## WORK TO COMPLETE
Copy out every line exactly, passing over the pictures.

## SUPPLIED DATA
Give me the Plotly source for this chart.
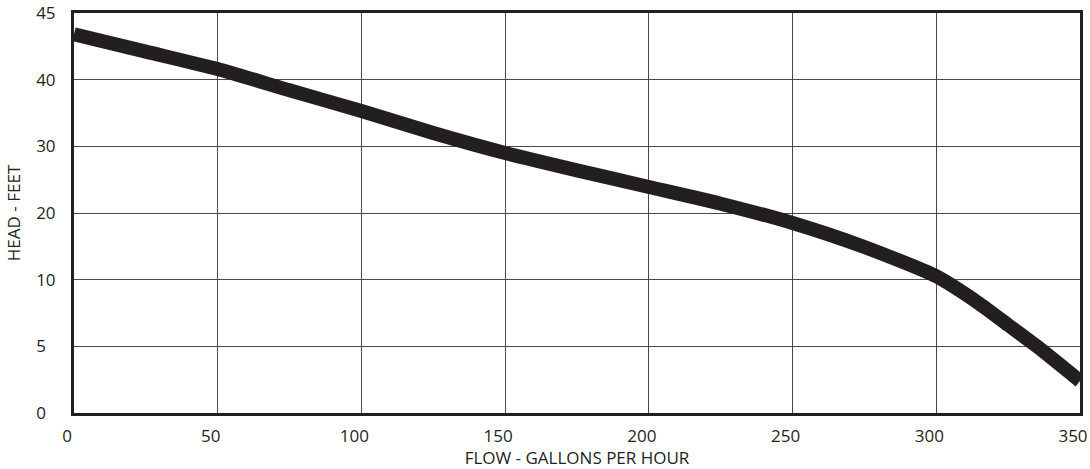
import numpy as np
import plotly.graph_objects as go

# Data
flow_gph = [0, 25, 50, 75, 100, 125, 150, 175, 200, 225, 250, 275, 300, 315, 325, 335, 350]
head_ft = [43.4, 42.1, 40.8, 38.4, 35.3, 32.0, 29.0, 26.4, 23.9, 21.4, 18.5, 14.9, 10.5, 8.2, 6.6, 5.0, 2.4]

# Non-uniform head axis: equally spaced tick bands
head_ticks = [0, 5, 10, 20, 30, 40, 45]
head_tick_labels = ["0\u2007", "5\u2007", "10", "20", "30", "40", "45"]
flow_ticks = [0, 50, 100, 150, 200, 250, 300, 350]
flow_tick_labels = ["0", "50", "100", "150", "200", "250", "300", "350"]

band_idx = list(range(len(head_ticks)))
y_pos = np.interp(head_ft, head_ticks, band_idx)

ink = "#231f20"
grid = "#4a4a4a"
font = "Open Sans"

fig = go.Figure()
fig.add_trace(go.Scatter(
    x=flow_gph, y=y_pos, mode="lines",
    line=dict(color=ink, width=14, shape="spline", smoothing=0.6),
    hoverinfo="skip", showlegend=False,
))

fig.update_layout(
    width=1090, height=469,
    margin=dict(l=74, r=10, t=13, b=56),
    paper_bgcolor="white", plot_bgcolor="white",
    font=dict(family=font, size=17, color=ink),
)
fig.update_xaxes(
    range=[0, 350], tickvals=flow_ticks, ticktext=flow_tick_labels,
    showgrid=True, gridcolor=grid, gridwidth=1,
    showline=True, linecolor=ink, linewidth=3, mirror=True,
    ticks="", zeroline=False, automargin=False, ticklabelstandoff=6,
    ticklabelshift=-7, ticklabeloverflow="allow",
    title=dict(text="FLOW - GALLONS PER HOUR", font=dict(size=17), standoff=6),
    tickfont=dict(size=17),
)
fig.update_yaxes(
    range=[0, 6], tickvals=band_idx, ticktext=head_tick_labels,
    showgrid=True, gridcolor=grid, gridwidth=1,
    showline=True, linecolor=ink, linewidth=3, mirror=True,
    ticks="", zeroline=False, automargin=False, ticklabelstandoff=12,
    ticklabeloverflow="allow",
    title=dict(text="HEAD - FEET", font=dict(size=17), standoff=12),
    tickfont=dict(size=17),
)

# remove the page's default body margin so the figure fills the window exactly
fig.write_html("out.html", config={"displayModeBar": False},
               post_script="document.body.style.margin='0';")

## ANSWER TO THIS TASK
Give me the Plotly source for this chart.
import numpy as np
import plotly.graph_objects as go

# Data
flow_gph = [0, 25, 50, 75, 100, 125, 150, 175, 200, 225, 250, 275, 300, 315, 325, 335, 350]
head_ft = [43.4, 42.1, 40.8, 38.4, 35.3, 32.0, 29.0, 26.4, 23.9, 21.4, 18.5, 14.9, 10.5, 8.2, 6.6, 5.0, 2.4]

# Non-uniform head axis: equally spaced tick bands
head_ticks = [0, 5, 10, 20, 30, 40, 45]
head_tick_labels = ["0\u2007", "5\u2007", "10", "20", "30", "40", "45"]
flow_ticks = [0, 50, 100, 150, 200, 250, 300, 350]
flow_tick_labels = ["0", "50", "100", "150", "200", "250", "300", "350"]

band_idx = list(range(len(head_ticks)))
y_pos = np.interp(head_ft, head_ticks, band_idx)

ink = "#231f20"
grid = "#4a4a4a"
font = "Open Sans"

fig = go.Figure()
fig.add_trace(go.Scatter(
    x=flow_gph, y=y_pos, mode="lines",
    line=dict(color=ink, width=14, shape="spline", smoothing=0.6),
    hoverinfo="skip", showlegend=False,
))

fig.update_layout(
    width=1090, height=469,
    margin=dict(l=74, r=10, t=13, b=56),
    paper_bgcolor="white", plot_bgcolor="white",
    font=dict(family=font, size=17, color=ink),
)
fig.update_xaxes(
    range=[0, 350], tickvals=flow_ticks, ticktext=flow_tick_labels,
    showgrid=True, gridcolor=grid, gridwidth=1,
    showline=True, linecolor=ink, linewidth=3, mirror=True,
    ticks="", zeroline=False, automargin=False, ticklabelstandoff=6,
    ticklabelshift=-7, ticklabeloverflow="allow",
    title=dict(text="FLOW - GALLONS PER HOUR", font=dict(size=17), standoff=6),
    tickfont=dict(size=17),
)
fig.update_yaxes(
    range=[0, 6], tickvals=band_idx, ticktext=head_tick_labels,
    showgrid=True, gridcolor=grid, gridwidth=1,
    showline=True, linecolor=ink, linewidth=3, mirror=True,
    ticks="", zeroline=False, automargin=False, ticklabelstandoff=12,
    ticklabeloverflow="allow",
    title=dict(text="HEAD - FEET", font=dict(size=17), standoff=12),
    tickfont=dict(size=17),
)

# remove the page's default body margin so the figure fills the window exactly
fig.write_html("out.html", config={"displayModeBar": False},
               post_script="document.body.style.margin='0';")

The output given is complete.